China remains particularly hard to bring down. It has been butting heads more against the U.S. over the South China Sea, but their economy is so deeply tied to the U.S. that a weak China also ends up being bad for American companies, especially those that are just starting to export there.
China has been a stalwart within the BRICS. And while the political ties between the five countries are not as tight as those between the U.S. and European Union, they have proven that they can take their lumps when up against the ropes.
Over the last few years, the five countries created the National Development Bank, which was first seen as a challenge to the World Bank and IMF. Then China launched an even bigger project, the Asian Infrastructure Investment Bank. It received immediate criticism by the U.S. Washington has abstained from becoming a member of the bank, while the U.K., Washington’s biggest ally in Europe, is a member.

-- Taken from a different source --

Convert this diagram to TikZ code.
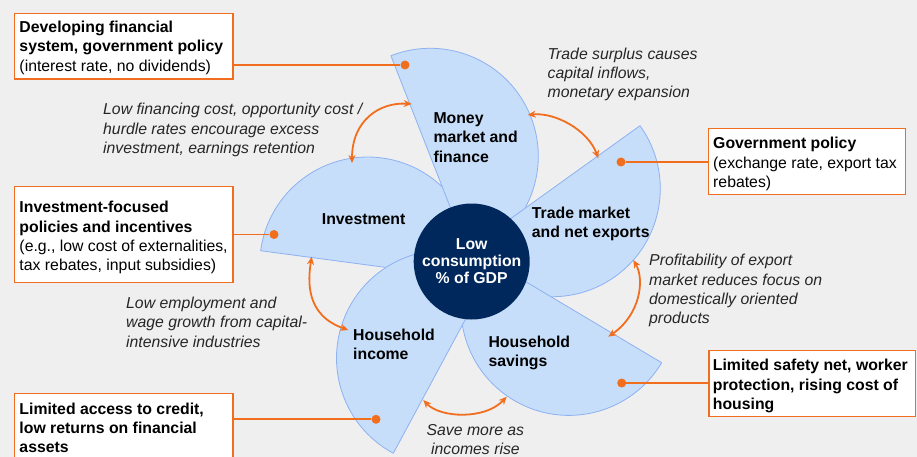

The BRICS have been seen as an alternative to a unipolar, dollar-centric world. But its latest development banks are all dollar denominated, for now. And while their economies are in varying degrees of crises, they have shown that the last decade of keeping clear of the IMF remains a policy none are willing to reverse. Until the IMF comes crashing into Brasilia or J-Berg, the BRICS are alive and will manage to grow in the current low-growth environment everyone is facing.